Quite frankly, I couldn’t imagine writing a column quoting either Card or Fleischer. They lied to the American people about the reasons the United States went to war in Iraq. They lied about the evidence that Saddam Hussein’s regime had weapons of mass destruction. They lied repeatedly in defense of the lies proffered by everyone in the Bush administration, up to and including the president himself.

That’s not opinion, that’s fact.

(Photo courtesy of Rahoul Ghose/PBS) Barak Goodman, the writer/producer director of “George W. Bush,” former Bush chief of staff Andy Card and former Bush press secretary Ari Fleischer take questions from members of the Television Critics Association.

And I was having trouble understanding how Goodman could have included Card and Fleischer — and a number of other documented liars — in the two-part, four-hour “American Experience” documentary that airs Monday and Tuesday at 8 p.m. on PBS/Ch. 7.

“There’s a difference between deceit and self-deceit,” he told me after the news conference. “And I think that what this administration, with some exceptions, underwent was a process of self-delusion.
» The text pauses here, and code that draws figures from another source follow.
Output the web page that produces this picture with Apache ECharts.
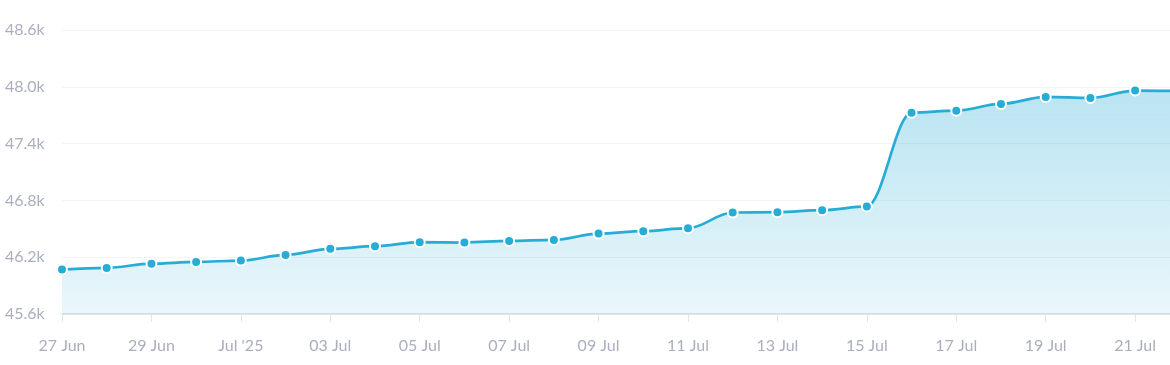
<!DOCTYPE html>
<html>
<head>
<meta charset="utf-8">
<script src="https://cdn.jsdelivr.net/npm/echarts@6/dist/echarts.min.js"></script>
<style>
html,body{margin:0;padding:0;background:#fff;}
#chart{width:1170px;height:365px;}
</style>
</head>
<body>
<div id="chart"></div>
<script>
var categories = ['27 Jun','28 Jun','29 Jun','30 Jun','01 Jul','02 Jul','03 Jul','04 Jul','05 Jul','06 Jul','07 Jul','08 Jul','09 Jul','10 Jul','11 Jul','12 Jul','13 Jul','14 Jul','15 Jul','16 Jul','17 Jul','18 Jul','19 Jul','20 Jul','21 Jul','22 Jul'];
var values = [46069,46087,46132,46150,46164,46224,46288,46316,46359,46355,46372,46383,46450,46475,46507,46672,46676,46697,46736,47727,47748,47819,47893,47882,47960,47955];
var xTickLabels = ['27 Jun','29 Jun',"Jul '25",'03 Jul','05 Jul','07 Jul','09 Jul','11 Jul','13 Jul','15 Jul','17 Jul','19 Jul','21 Jul'];
var yTicks = [45600,46200,46800,47400,48000,48600];

var chart = echarts.init(document.getElementById('chart'));
var seriesData = values.map(function(v,i){return [i,v];});
var labelColor = '#a9afbe';
chart.setOption({
  animation:false,
  grid:{left:62,right:0,top:30,bottom:51,containLabel:false},
  xAxis:{
    type:'value',min:0,max:24.78,interval:2,
    axisLine:{show:true,lineStyle:{color:'#e4e4e6',width:2}},
    axisTick:{show:true,length:8,lineStyle:{color:'#e4e4e6',width:1}},
    splitLine:{show:false},
    axisLabel:{
      color:labelColor,fontFamily:'Lato',fontSize:16,margin:24,showMaxLabel:false,
      formatter:function(v){var k=Math.round(v); if(k%2!==0||Math.abs(v-k)>1e-6)return ''; return xTickLabels[k/2]||'';}
    }
  },
  yAxis:{
    type:'value',min:yTicks[0],max:yTicks[yTicks.length-1],interval:600,
    axisLine:{show:false},axisTick:{show:false},
    splitLine:{show:true,lineStyle:{color:'#f3f4f7',width:1}},
    axisLabel:{
      color:labelColor,fontFamily:'Lato',fontSize:16,align:'left',margin:57,
      padding:[0,0,6,0],
      formatter:function(v){return (v/1000).toFixed(1)+'k';}
    }
  },
  series:[{
    type:'line',data:seriesData,smooth:0.35,smoothMonotone:'x',clip:true,
    symbol:'circle',symbolSize:10,showSymbol:true,
    lineStyle:{color:'#27acd6',width:2.7},
    itemStyle:{color:'#27acd6',borderColor:'#ffffff',borderWidth:2},
    areaStyle:{color:new echarts.graphic.LinearGradient(0,0,0,1,[
      {offset:0,color:'rgba(39,172,214,0.46)'},
      {offset:1,color:'rgba(39,172,214,0.14)'}
    ])}
  }]
});
</script>
</body>
</html>
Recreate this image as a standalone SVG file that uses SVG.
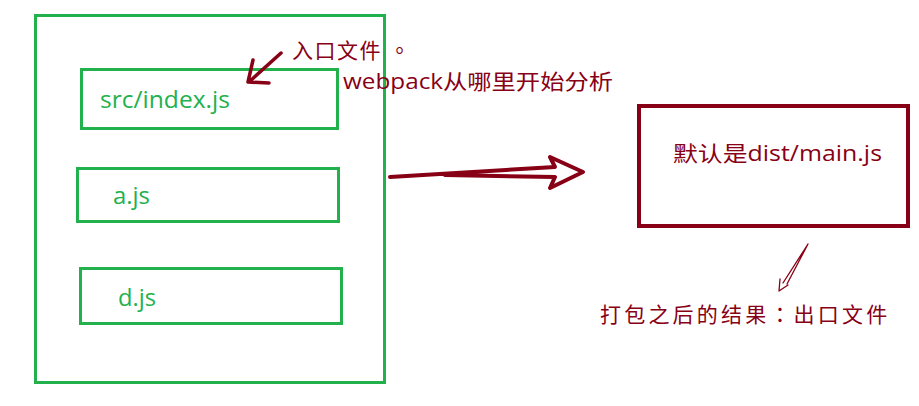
<svg xmlns="http://www.w3.org/2000/svg" width="919" height="406" viewBox="0 0 919 406">
<style>
.g{fill:none;stroke:#22B14C;stroke-width:3}
.gt{fill:#22B14C;font-family:"Open Sans","Noto Sans",sans-serif;font-size:23px}
.r{fill:none;stroke:#880015;stroke-linecap:round;stroke-linejoin:round}
.rt{fill:#880015;font-family:"Open Sans","Noto Sans CJK SC",sans-serif;font-size:21px}
.tc{font-family:"Noto Sans CJK TC",sans-serif}
</style>
<rect width="919" height="406" fill="#fff"/>
<g id="source">
<rect class="g" x="35.5" y="15.5" width="349" height="367"/>
</g>
<g id="src-index">
<rect class="g" x="81.5" y="69.5" width="256" height="59"/>
<text class="gt" x="100" y="108" textLength="130" lengthAdjust="spacingAndGlyphs">src/index.js</text>
</g>
<g id="a-js">
<rect class="g" x="77.5" y="168.5" width="261" height="53"/>
<text class="gt" x="113" y="204" textLength="37" lengthAdjust="spacingAndGlyphs">a.js</text>
</g>
<g id="d-js">
<rect class="g" x="80.5" y="268.5" width="261" height="55"/>
<text class="gt" x="118" y="306" textLength="38" lengthAdjust="spacingAndGlyphs">d.js</text>
</g>
<g id="output">
<rect x="639" y="106" width="269" height="120" fill="none" stroke="#880015" stroke-width="4"/>
<text class="rt" x="673" y="161" textLength="209" lengthAdjust="spacingAndGlyphs">默认是dist/main.js</text>
</g>
<g id="labels">
<text class="rt" x="292" y="58" letter-spacing="1.5">入口文件<tspan class="tc" x="389">。</tspan></text>
<text class="rt" x="343" y="89" textLength="270" lengthAdjust="spacingAndGlyphs">webpack从哪里开始分析</text>
<text class="rt" x="600" y="322" letter-spacing="3.2">打包之后的结果<tspan class="tc">：</tspan>出口文件</text>
</g>
<g id="connectors">
<path class="r" stroke-width="3.5" d="M281,53 L249,82 M253,60 L248,82 L269,83"/>
<path class="r" stroke-width="4" d="M390,177 L555,167 L550,157 L583,172 L550,188 L555,177 L445,175"/>
<path class="r" stroke-width="1.3" d="M808,244 L783,283 M808,244 L787,284 M780,279 L779,291 L788,285"/>
</g>
</svg>
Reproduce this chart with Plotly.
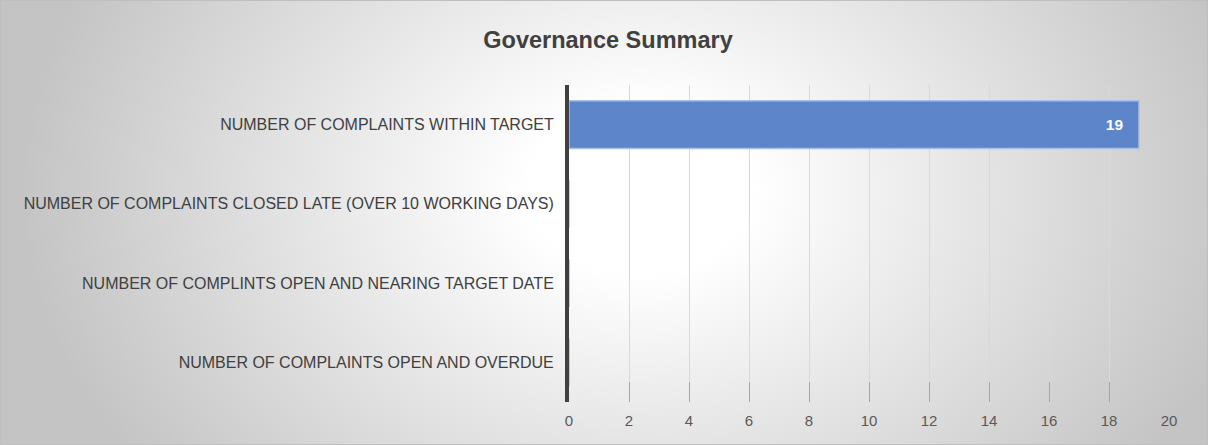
import base64
import plotly.graph_objects as go

categories = [
    "NUMBER OF COMPLAINTS WITHIN TARGET",
    "NUMBER OF COMPLAINTS CLOSED LATE (OVER 10 WORKING DAYS)",
    "NUMBER OF COMPLINTS OPEN AND NEARING TARGET DATE",
    "NUMBER OF COMPLAINTS OPEN AND OVERDUE",
]
values = [19, 0, 0, 0]
x_ticks = [0, 2, 4, 6, 8, 10, 12, 14, 16, 18, 20]

W, H = 1208, 445
ML, MR, MT, MB = 569, 39, 85, 43
PW, PH = W - ML - MR, H - MT - MB

svg = f'''<svg xmlns="http://www.w3.org/2000/svg" width="{W}" height="{H}" viewBox="0 0 {W} {H}" preserveAspectRatio="none">
<defs><radialGradient id="g" gradientUnits="userSpaceOnUse" cx="640" cy="190" r="620" gradientTransform="translate(640 190) scale(1 0.75) translate(-640 -190)">
<stop offset="0" stop-color="#ffffff"/><stop offset="0.18" stop-color="#ffffff"/><stop offset="1" stop-color="#c4c4c4"/></radialGradient></defs>
<rect x="0" y="0" width="{W}" height="{H}" fill="url(#g)"/>
<rect x="0.5" y="0.5" width="{W-1}" height="{H-1}" fill="none" stroke="#bfbfbf" stroke-width="1"/>
</svg>'''
src = "data:image/svg+xml;base64," + base64.b64encode(svg.encode()).decode()

fig = go.Figure(
    go.Bar(
        x=values,
        y=categories,
        orientation="h",
        marker=dict(color="#5d85ca", line=dict(color="#a9c0e6", width=1.5)),
        text=[str(v) if v else "" for v in values],
        texttemplate="<b>%{text}</b>&nbsp;&nbsp;&nbsp;",
        textposition="inside",
        insidetextanchor="end",
        textfont=dict(color="white", size=15.5, family="Liberation Sans"),
        width=0.6,
        hoverinfo="x+y",
    )
)

fig.update_layout(
    width=W,
    height=H,
    margin=dict(l=ML, r=MR, t=MT, b=MB),
    paper_bgcolor="rgba(0,0,0,0)",
    plot_bgcolor="rgba(0,0,0,0)",
    title=dict(
        text="<b>Governance Summary</b>",
        x=608 / W,
        xanchor="center",
        y=1 - 40 / H,
        yanchor="middle",
        font=dict(size=23.5, color="#404040", family="Liberation Sans"),
    ),
    font=dict(family="Liberation Sans", color="#404040"),
    showlegend=False,
    images=[
        dict(
            source=src,
            xref="paper",
            yref="paper",
            x=-ML / PW,
            y=1 + MT / PH,
            sizex=W / PW,
            sizey=H / PH,
            xanchor="left",
            yanchor="top",
            sizing="stretch",
            layer="below",
        )
    ],
    xaxis=dict(
        range=[0, 20],
        tickvals=x_ticks,
        showgrid=True,
        gridcolor="#d9d9d9",
        gridwidth=1,
        zeroline=False,
        showline=False,
        ticks="inside",
        ticklen=20,
        tickcolor="#a6a6a6",
        tickwidth=1,
        ticklabelstandoff=8,
        tickfont=dict(size=15, color="#595959"),
        fixedrange=True,
    ),
    yaxis=dict(
        categoryorder="array",
        categoryarray=categories,
        autorange="reversed",
        showline=True,
        linecolor="#404040",
        linewidth=4,
        showgrid=False,
        ticks="",
        ticklen=0,
        tickfont=dict(size=16, color="#404040"),
        ticklabelstandoff=8,
        fixedrange=True,
    ),
)

fig.write_html(
    "out.html",
    config={"displayModeBar": False},
    post_script="document.body.style.margin='0px';document.body.style.padding='0px';",
)
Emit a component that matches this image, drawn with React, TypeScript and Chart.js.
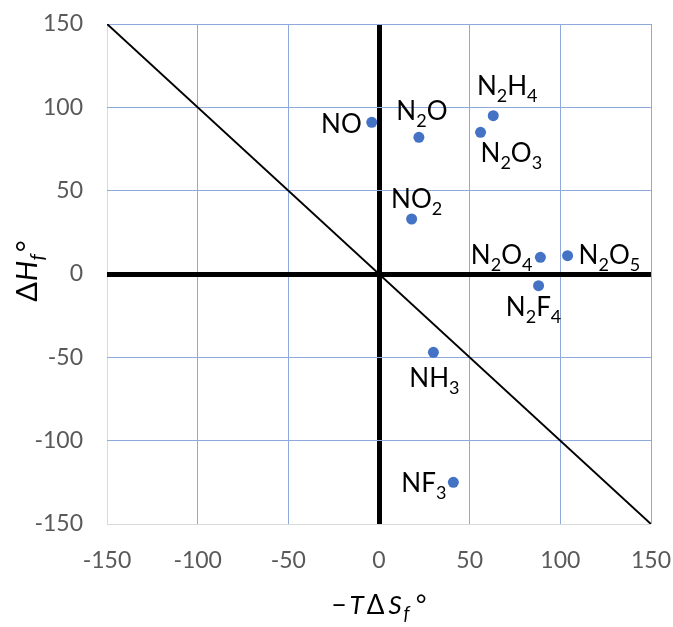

Not that they set out to lie to the American people, they lied to themselves.”

Even if that’s true when it comes to nonexistent weapons of mass destruction and the war in Iraq — and his own documentary raises questions about that — it’s not like Fleischer stopped lying when he left the White House. He lied about the Hillary Clinton campaign spreading the false rumor that former President Barack Obama wasn’t born in the United States. He lied when he claimed he didn’t repeatedly lie in the run-up to the Iraq War. He lied about reports examining what happened, claiming they vindicated Bush — and himself. They didn’t.

But Goodman defended including Fleischer and Card in the documentary.

“The fact is, these were the guys who were there,” he told me — an excellent point. It’s also true that in every one of PBS’ extraordinarily good “American Experience” presidential portraits, supporters and subordinates who haven’t always told the truth have been interviewed.

(I shudder to think about the task faced by whoever eventually tackles the Donald Trump documentary for “American Experience.”)

Goodman tried to reassure me that he got the truth out of Card and Fleischer. “Believe me, when we talked to them, our antennae were up for spin and for deception and all of those things. I didn’t find that to be the case in the interviews they gave us,” he said.

It’s his documentary. That’s his judgment. But it’s deeply disturbing to see Fleischer given time in the documentary to claim he was, himself, in the dark about WMD without the context that he is, yes, a documented liar.

Goodman correctly pointed out that his documentary is “harder on” other members of the Bush administration, including former Vice President Dick Cheney. But he maintains that Fleischer, Card and other members of the administration “really believed what they were saying,” because he’s convinced that — despite their history of lying — they told him the truth.

“But why did they believe it?” Goodman said. “Why did they believe faulty intelligence? Why did they get that far? Those were the key questions for us to face. And I think that’s what our film does.

“And I think going back to look at that administration and what happened in the disastrous decision making that got us into a war in Iraq, it became much more complicated than simply — they were lying.”

That much is clearly true.

The “American Experience” documentary is by no means a whitewash. It’s not just Bush supporters extolling his virtues, it’s historians and journalists offering facts, and Bush detractors offering criticism. It doesn’t hesitate to show Bush at his best or at his worst. It doesn’t hesitate to point out the many lies told about Iraq, campaign opponents and more.

It’s worth watching — if you keep in mind that truth wasn’t necessarily at the top of the agenda for many former Bush administration officials who are interviewed.